A common cadence is nightly optimize plus weekly cleanup --keep 10 --older-than 7d --confirm.

How they relate

optimize rewrites small fragments into fewer large ones and commits a new manifest, but the old fragments remain reachable via earlier manifests. That preserves the ability to read historical snapshots. And means optimize alone doesn't free disk space.

cleanup removes manifests (and the fragments unique to those manifests) older than the retention policy. After cleanup runs, the snapshots backed by those removed manifests are no longer readable.

Run them as a pair: optimize first to consolidate, cleanup after to reclaim.

Recovery floor

The open-time recovery sweep can roll a branch back to the manifest-pinned version of an affected table. In the typical Phase B → Phase C drift case that target is HEAD-1, and occasionally a version or two further back.

--keep < 3 is unsafe. It can garbage-collect a version the recovery sweep needs. The shipped default --keep 10 is safe; ratchet down only with deliberate awareness.

Concurrency

Maintenance commands parallelize across tables.

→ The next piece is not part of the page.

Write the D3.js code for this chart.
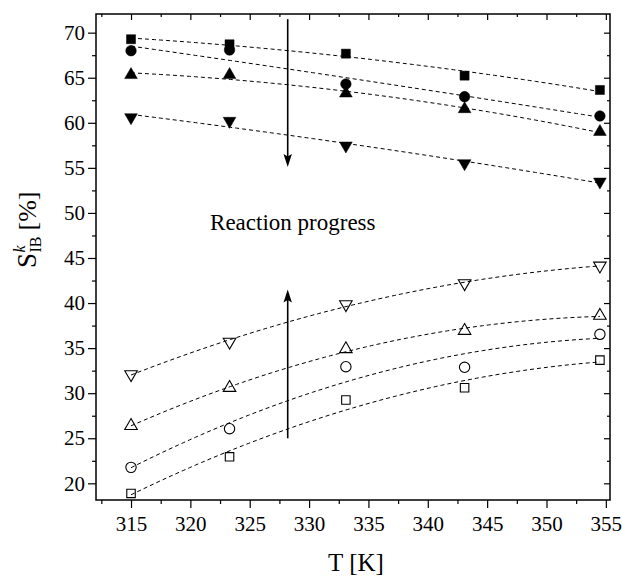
<!DOCTYPE html>
<html>
<head>
<meta charset="utf-8">
<script src="https://cdn.jsdelivr.net/npm/d3@7"></script>
<style>
  html, body { margin: 0; padding: 0; background: #fff; }
  svg { display: block; }
  text { font-family: "Liberation Serif", "Times New Roman", serif; fill: #000; }
</style>
</head>
<body>
<svg id="chart" width="622" height="578"></svg>
<script>
// Temperatures (K)
const temps = [315, 323.3, 333.1, 343.1, 354.5];

// Selectivity S_IB^k (%) — filled symbols (decreasing with T)
const sqFilled = [69.27, 68.71, 67.67, 65.23, 63.64];
const ciFilled = [68.0, 68.08, 64.31, 62.9, 60.76];
const upFilled = [65.31, 65.31, 63.27, 61.53, 59.0];
const dnFilled = [60.6, 60.2, 57.46, 55.5, 53.46];

// Open symbols (increasing with T)
const dnOpen = [32.09, 35.7, 39.86, 42.19, 44.14];
const upOpen = [26.38, 30.6, 34.9, 36.93, 38.6];
const ciOpen = [21.77, 26.06, 32.94, 32.87, 36.53];
const sqOpen = [18.88, 22.94, 29.24, 30.6, 33.67];

// Axis ticks
const xTicks = [315, 320, 325, 330, 335, 340, 345, 350, 355];
const xMinor = [312.5, 317.5, 322.5, 327.5, 332.5, 337.5, 342.5, 347.5, 352.5];
const yTicks = [20, 25, 30, 35, 40, 45, 50, 55, 60, 65, 70];
const yMinor = [22.5, 27.5, 32.5, 37.5, 42.5, 47.5, 52.5, 57.5, 62.5, 67.5];

// Annotation arrows: [T, from, to]
const arrowDown = [328.2, 71.5, 55.1];
const arrowUp = [328.2, 25.0, 41.5];
const noteText = "Reaction progress";
const notePos = [321.66, 48.1];

const series = [
  { values: sqFilled, sym: d3.symbolSquare, size: 82, rot: 0, filled: true },
  { values: ciFilled, sym: d3.symbolCircle, size: 88, rot: 0, filled: true },
  { values: upFilled, sym: d3.symbolTriangle, size: 70, rot: 0, filled: true },
  { values: dnFilled, sym: d3.symbolTriangle, size: 70, rot: 180, filled: true },
  { values: dnOpen, sym: d3.symbolTriangle, size: 68, rot: 180, filled: false },
  { values: upOpen, sym: d3.symbolTriangle, size: 68, rot: 0, filled: false },
  { values: ciOpen, sym: d3.symbolCircle, size: 84, rot: 0, filled: false },
  { values: sqOpen, sym: d3.symbolSquare, size: 72, rot: 0, filled: false }
];

const svg = d3.select("#chart");
const L = 96, R = 610, T = 14, B = 500;

const x = d3.scaleLinear().domain([312.05, 355.35]).range([L, R]);
const y = d3.scaleLinear().domain([18.15, 72.07]).range([B, T]);

// Least-squares quadratic fit for the dashed trend curves
function quadFit(xs, ys) {
  const m = d3.mean(xs);
  const u = xs.map(v => v - m);
  const S = k => d3.sum(u, v => Math.pow(v, k));
  const Sy = k => d3.sum(u, (v, i) => Math.pow(v, k) * ys[i]);
  const A = [[S(0), S(1), S(2)], [S(1), S(2), S(3)], [S(2), S(3), S(4)]];
  const b = [Sy(0), Sy(1), Sy(2)];
  for (let i = 0; i < 3; i++) {
    for (let j = i + 1; j < 3; j++) {
      const f = A[j][i] / A[i][i];
      for (let k = i; k < 3; k++) A[j][k] -= f * A[i][k];
      b[j] -= f * b[i];
    }
  }
  const c = [0, 0, 0];
  for (let i = 2; i >= 0; i--) {
    let s = b[i];
    for (let k = i + 1; k < 3; k++) s -= A[i][k] * c[k];
    c[i] = s / A[i][i];
  }
  return t => c[0] + c[1] * (t - m) + c[2] * (t - m) * (t - m);
}

const g = svg.append("g");

// Fit curves
const line = d3.line().x(d => x(d[0])).y(d => y(d[1]));
series.forEach(s => {
  const f = quadFit(temps, s.values);
  const t0 = temps[0], t1 = temps[temps.length - 1];
  const pts = d3.range(0, 81).map(i => {
    const t = t0 + (t1 - t0) * i / 80;
    return [t, f(t)];
  });
  g.append("path")
    .attr("d", line(pts))
    .attr("fill", "none")
    .attr("stroke", "#000")
    .attr("stroke-width", 1)
    .attr("stroke-dasharray", "4,3");
});

// Markers
series.forEach(s => {
  const sym = d3.symbol().type(s.sym).size(s.size);
  g.selectAll(null)
    .data(temps.map((t, i) => [t, s.values[i]]))
    .join("path")
    .attr("d", sym)
    .attr("transform", d => `translate(${x(d[0])},${y(d[1])}) rotate(${s.rot})`)
    .attr("fill", s.filled ? "#000" : "none")
    .attr("stroke", "#000")
    .attr("stroke-width", s.filled ? 0.5 : 1.1);
});

// Arrows
function arrow(a) {
  const ax = x(a[0]), y0 = y(a[1]), y1 = y(a[2]);
  const dir = y1 > y0 ? 1 : -1;
  const head = 13, hw = 4.2;
  g.append("line")
    .attr("x1", ax).attr("x2", ax)
    .attr("y1", y0).attr("y2", y1 - dir * head * 0.6)
    .attr("stroke", "#000").attr("stroke-width", 1.6);
  g.append("path")
    .attr("d", `M${ax},${y1} L${ax - hw},${y1 - dir * head} L${ax},${y1 - dir * head * 0.8} L${ax + hw},${y1 - dir * head} Z`)
    .attr("fill", "#000");
}
arrow(arrowDown);
arrow(arrowUp);

g.append("text")
  .attr("x", x(notePos[0]))
  .attr("y", y(notePos[1]))
  .attr("font-size", 23)
  .text(noteText);

// Axes
const axG = svg.append("g");
axG.append("g").attr("transform", `translate(0,${B})`)
  .call(d3.axisBottom(x).tickValues(xTicks).tickSize(8).tickSizeOuter(0).tickPadding(8).tickFormat(d3.format("d")));
axG.append("g").attr("transform", `translate(0,${B})`)
  .call(d3.axisBottom(x).tickValues(xMinor.filter(v => v > 312.05)).tickSize(4).tickSizeOuter(0).tickFormat(""));
axG.append("g").attr("transform", `translate(${L},0)`)
  .call(d3.axisLeft(y).tickValues(yTicks).tickSize(8).tickSizeOuter(0).tickPadding(3).tickFormat(d3.format("d")));
axG.append("g").attr("transform", `translate(${L},0)`)
  .call(d3.axisLeft(y).tickValues(yMinor).tickSize(4).tickSizeOuter(0).tickFormat(""));
// Mirrored inward ticks on top and right
axG.append("g").attr("transform", `translate(0,${T})`)
  .call(d3.axisTop(x).tickValues(xTicks).tickSize(-6).tickSizeOuter(0).tickFormat(""));
axG.append("g").attr("transform", `translate(0,${T})`)
  .call(d3.axisTop(x).tickValues(xMinor.filter(v => v > 312.05)).tickSize(-3).tickSizeOuter(0).tickFormat(""));
axG.append("g").attr("transform", `translate(${R},0)`)
  .call(d3.axisRight(y).tickValues(yTicks).tickSize(-6).tickSizeOuter(0).tickFormat(""));
axG.append("g").attr("transform", `translate(${R},0)`)
  .call(d3.axisRight(y).tickValues(yMinor).tickSize(-3).tickSizeOuter(0).tickFormat(""));

axG.selectAll(".domain").remove();
axG.selectAll("g").attr("font-family", null);
axG.selectAll(".tick line").attr("stroke", "#000").attr("stroke-width", 1.2);
axG.selectAll(".tick text")
  .attr("font-size", 21)
  .attr("fill", "#000");

// Frame
svg.append("rect")
  .attr("x", L).attr("y", T)
  .attr("width", R - L).attr("height", B - T)
  .attr("fill", "none").attr("stroke", "#000").attr("stroke-width", 1.5);

// Axis titles
svg.append("text")
  .attr("x", (L + R) / 2 + 3)
  .attr("y", 571)
  .attr("text-anchor", "middle")
  .attr("font-size", 25)
  .text("T [K]");

// Y title: S with stacked superscript k and subscript IB, then [%]
const yt = svg.append("g").attr("transform", "translate(36,268) rotate(-90)");
const sT = yt.append("text").attr("x", 0).attr("y", 0).attr("font-size", 27).text("S");
const sW = sT.node().getComputedTextLength();
const kT = yt.append("text").attr("x", sW + 0.5).attr("y", -11)
  .attr("font-size", 16).attr("font-style", "italic").text("k");
const ibT = yt.append("text").attr("x", sW + 0.5).attr("y", 5)
  .attr("font-size", 16).text("IB");
const w2 = Math.max(kT.node().getComputedTextLength(), ibT.node().getComputedTextLength());
yt.append("text").attr("x", sW + 0.5 + w2 + 6).attr("y", 0)
  .attr("font-size", 26).text("[%]");
</script>
</body>
</html>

The concurrency ceiling is set by OMNIGRAPH_MAINTENANCE_CONCURRENCY (default 8). Tune down on shared object stores if maintenance impacts foreground latency; tune up on dedicated hosts to compress maintenance windows.

Internal schema migrations

The on-disk __manifest shape evolves over time. When a newer binary opens a graph stamped at an older internal schema version, the publisher reconciles the shape automatically on the first write. Reads are side-effect-free.

A binary that opens a manifest stamped at a higher version than it knows about refuses to publish with a clear "upgrade omnigraph first" error. Old binaries cannot clobber a newer schema. There is no operator action required for in-place upgrades; just don't pin Omnigraph backwards across versions that bumped the internal schema.